Lahu Ka Rang Kara is a really memorable tune and perfectly suits Koppikar’s voice. The general mood of the album is gloomy and apocalyptic, which hits a peak with this track. Lyricist Sahib writes that life is a battlefield, death is the only destination, and everything is black, from the blood to the clouds. The guitars, the operatic synths and the electronic percussion – everything is on point. Sadly, the track is only two-and-a-half minutes long.
The Laal Kaptaan soundtrack essentially sounds like a Sanjay Leela Bhansali album for his period flicks, except with all the joy sucked out. The slightest bit of fun comes in Red Red Najariya, an odd title considering the film’s setting. The lyrics celebrate the awesomeness of the “zaalim kaptaan”. Sung by Shreya Ghoshal, it sounds like the sort of hip mujra songs we get in Hindi period films today.
An interesting song is Kaal Kaal. You can’t outrun and escape time, lyricist Saurabh Jain writes. It’s a slow, sinister song, with its ethnic percussion reminiscent of several Ajay-Atul compositions. The thematically appropriate rap by Dino James is a surprise that never lets the track get boring.

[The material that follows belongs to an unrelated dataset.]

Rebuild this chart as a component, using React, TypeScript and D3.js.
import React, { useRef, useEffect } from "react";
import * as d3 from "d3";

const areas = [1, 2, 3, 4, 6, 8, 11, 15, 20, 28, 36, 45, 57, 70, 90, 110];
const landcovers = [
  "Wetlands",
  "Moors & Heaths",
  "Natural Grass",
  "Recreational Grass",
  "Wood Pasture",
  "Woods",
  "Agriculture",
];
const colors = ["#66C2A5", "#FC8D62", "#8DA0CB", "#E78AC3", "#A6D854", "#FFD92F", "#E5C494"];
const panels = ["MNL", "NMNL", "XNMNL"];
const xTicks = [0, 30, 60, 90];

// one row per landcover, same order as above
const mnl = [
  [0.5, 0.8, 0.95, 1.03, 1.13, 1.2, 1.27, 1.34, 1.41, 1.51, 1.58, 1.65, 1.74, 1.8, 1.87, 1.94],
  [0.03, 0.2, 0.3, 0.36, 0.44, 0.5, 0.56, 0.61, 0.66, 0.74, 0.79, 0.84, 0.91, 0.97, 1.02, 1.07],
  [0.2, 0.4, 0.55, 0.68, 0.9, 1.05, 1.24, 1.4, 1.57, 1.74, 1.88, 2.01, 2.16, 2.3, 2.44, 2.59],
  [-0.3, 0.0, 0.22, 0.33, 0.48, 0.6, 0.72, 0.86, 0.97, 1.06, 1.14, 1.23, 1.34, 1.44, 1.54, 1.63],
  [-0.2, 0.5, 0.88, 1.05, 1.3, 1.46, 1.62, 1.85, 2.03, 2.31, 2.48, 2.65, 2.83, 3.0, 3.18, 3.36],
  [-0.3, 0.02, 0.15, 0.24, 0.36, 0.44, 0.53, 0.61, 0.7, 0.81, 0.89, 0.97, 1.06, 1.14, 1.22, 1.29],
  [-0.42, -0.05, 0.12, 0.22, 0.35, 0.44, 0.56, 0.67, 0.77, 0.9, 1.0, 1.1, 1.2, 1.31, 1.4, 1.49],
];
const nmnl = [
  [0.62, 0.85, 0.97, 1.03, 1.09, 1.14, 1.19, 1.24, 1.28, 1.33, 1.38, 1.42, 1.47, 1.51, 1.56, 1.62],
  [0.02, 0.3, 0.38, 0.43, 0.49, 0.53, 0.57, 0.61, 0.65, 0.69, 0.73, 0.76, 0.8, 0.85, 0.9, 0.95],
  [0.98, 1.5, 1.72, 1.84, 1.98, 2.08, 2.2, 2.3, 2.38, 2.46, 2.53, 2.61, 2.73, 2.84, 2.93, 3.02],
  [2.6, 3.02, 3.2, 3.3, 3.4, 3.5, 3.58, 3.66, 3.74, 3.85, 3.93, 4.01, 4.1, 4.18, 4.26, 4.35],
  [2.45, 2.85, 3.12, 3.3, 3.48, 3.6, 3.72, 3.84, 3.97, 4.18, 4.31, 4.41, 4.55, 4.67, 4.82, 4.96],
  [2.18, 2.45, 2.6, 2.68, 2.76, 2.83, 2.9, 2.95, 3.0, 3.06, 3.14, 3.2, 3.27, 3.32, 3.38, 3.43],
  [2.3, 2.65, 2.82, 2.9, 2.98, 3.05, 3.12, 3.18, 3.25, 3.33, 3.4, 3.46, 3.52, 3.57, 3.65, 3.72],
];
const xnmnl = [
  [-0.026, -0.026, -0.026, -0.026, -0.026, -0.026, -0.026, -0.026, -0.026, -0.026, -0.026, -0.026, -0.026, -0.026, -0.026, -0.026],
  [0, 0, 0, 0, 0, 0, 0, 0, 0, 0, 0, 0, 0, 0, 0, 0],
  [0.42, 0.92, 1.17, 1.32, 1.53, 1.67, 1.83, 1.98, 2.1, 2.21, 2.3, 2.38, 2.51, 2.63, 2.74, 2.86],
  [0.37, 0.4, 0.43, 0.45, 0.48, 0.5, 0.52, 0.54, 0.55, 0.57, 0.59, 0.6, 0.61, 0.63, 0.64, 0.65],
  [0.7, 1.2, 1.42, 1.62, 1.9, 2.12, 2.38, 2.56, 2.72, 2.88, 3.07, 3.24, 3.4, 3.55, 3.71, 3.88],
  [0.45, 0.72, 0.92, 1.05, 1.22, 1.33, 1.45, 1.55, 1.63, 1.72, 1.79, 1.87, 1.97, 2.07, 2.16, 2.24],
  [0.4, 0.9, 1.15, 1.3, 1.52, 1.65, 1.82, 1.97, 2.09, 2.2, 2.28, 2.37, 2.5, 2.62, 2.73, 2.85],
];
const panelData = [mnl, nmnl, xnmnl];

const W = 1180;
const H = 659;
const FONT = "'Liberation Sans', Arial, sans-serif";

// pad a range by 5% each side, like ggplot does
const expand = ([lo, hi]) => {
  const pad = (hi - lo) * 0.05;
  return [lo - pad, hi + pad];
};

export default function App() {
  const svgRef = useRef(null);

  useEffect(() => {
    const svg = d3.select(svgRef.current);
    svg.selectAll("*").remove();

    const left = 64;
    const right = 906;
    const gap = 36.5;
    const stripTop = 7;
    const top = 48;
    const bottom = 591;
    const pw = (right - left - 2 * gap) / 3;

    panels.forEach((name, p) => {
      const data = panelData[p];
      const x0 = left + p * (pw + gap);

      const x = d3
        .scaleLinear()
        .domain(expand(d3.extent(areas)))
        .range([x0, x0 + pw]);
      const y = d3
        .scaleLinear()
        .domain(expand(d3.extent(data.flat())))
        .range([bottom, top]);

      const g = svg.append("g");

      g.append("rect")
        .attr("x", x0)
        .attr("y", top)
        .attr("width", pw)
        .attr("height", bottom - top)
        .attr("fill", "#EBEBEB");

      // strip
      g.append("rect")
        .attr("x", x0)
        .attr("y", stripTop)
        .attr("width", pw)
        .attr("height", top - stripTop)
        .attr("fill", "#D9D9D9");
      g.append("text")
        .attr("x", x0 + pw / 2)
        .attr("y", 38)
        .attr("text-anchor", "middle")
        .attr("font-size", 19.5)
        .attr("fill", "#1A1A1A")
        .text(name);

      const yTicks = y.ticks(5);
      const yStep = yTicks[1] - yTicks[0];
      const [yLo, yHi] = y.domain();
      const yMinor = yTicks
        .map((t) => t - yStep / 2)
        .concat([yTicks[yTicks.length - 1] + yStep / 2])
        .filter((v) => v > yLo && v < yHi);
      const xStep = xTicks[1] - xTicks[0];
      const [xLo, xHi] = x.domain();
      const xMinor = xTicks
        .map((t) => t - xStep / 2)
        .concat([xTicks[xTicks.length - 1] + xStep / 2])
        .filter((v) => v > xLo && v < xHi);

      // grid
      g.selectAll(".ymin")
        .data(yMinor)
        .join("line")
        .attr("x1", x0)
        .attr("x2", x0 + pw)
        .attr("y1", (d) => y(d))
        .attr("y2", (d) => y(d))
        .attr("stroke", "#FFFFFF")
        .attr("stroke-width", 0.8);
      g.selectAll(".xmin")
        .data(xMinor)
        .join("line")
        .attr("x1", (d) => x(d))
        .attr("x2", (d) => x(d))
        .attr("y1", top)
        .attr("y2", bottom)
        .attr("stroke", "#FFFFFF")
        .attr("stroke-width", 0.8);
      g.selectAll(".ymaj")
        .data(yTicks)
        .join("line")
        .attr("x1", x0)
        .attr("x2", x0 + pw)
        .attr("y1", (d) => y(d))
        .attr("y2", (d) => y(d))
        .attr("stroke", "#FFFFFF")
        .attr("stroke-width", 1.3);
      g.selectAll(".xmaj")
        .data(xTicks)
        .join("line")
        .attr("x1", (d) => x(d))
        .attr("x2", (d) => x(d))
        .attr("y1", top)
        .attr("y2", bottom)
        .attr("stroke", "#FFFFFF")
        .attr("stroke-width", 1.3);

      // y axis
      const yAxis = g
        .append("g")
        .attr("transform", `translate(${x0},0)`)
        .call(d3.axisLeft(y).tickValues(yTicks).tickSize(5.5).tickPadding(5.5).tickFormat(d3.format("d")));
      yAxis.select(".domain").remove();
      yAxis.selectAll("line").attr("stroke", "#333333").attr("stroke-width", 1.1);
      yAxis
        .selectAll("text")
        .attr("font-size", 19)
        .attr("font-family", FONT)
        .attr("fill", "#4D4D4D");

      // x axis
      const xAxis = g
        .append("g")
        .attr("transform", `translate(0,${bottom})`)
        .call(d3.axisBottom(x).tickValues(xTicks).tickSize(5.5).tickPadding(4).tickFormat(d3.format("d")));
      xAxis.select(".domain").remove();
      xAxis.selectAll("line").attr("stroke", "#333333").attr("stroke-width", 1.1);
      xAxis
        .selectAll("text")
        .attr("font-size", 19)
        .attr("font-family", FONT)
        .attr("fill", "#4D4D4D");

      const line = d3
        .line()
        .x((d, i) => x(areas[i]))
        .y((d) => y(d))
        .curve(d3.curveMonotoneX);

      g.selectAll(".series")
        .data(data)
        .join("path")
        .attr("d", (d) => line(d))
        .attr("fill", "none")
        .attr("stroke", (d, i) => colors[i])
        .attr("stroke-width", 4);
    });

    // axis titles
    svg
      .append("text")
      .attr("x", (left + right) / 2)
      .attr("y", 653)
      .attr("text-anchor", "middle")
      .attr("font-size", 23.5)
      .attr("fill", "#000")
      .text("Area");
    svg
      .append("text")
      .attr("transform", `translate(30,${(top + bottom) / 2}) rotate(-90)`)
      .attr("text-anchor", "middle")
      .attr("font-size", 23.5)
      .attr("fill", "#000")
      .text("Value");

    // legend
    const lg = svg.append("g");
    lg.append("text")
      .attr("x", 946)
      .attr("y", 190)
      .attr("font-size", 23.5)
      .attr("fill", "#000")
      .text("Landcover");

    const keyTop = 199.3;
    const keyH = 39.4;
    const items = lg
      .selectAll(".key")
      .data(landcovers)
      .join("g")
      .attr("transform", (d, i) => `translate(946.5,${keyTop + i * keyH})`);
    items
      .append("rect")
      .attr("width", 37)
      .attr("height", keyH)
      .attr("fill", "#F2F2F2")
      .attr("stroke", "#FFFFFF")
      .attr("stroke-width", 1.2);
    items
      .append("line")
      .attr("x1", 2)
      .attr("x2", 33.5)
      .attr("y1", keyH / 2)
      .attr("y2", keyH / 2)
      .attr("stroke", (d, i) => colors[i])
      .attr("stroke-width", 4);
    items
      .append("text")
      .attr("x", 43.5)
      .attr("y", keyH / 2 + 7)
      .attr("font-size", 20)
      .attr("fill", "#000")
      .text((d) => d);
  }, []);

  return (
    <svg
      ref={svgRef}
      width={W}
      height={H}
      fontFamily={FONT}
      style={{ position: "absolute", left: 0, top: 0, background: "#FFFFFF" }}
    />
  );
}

Taandav lives up to its title, but it’s a lesser cousin of Aarambh Hai Prachand (Gulaal, 2009). The Shiva-referencing lyrics underline the protagonist’s all-consuming anger. It’s a folksy, rustic song delivered at such a pace by Brijesh Shandilya and Kailash Kher that perhaps getting the song’s lyrics is not as important as getting its vibe, according to which Saif Ali Khan is mad and out to get you.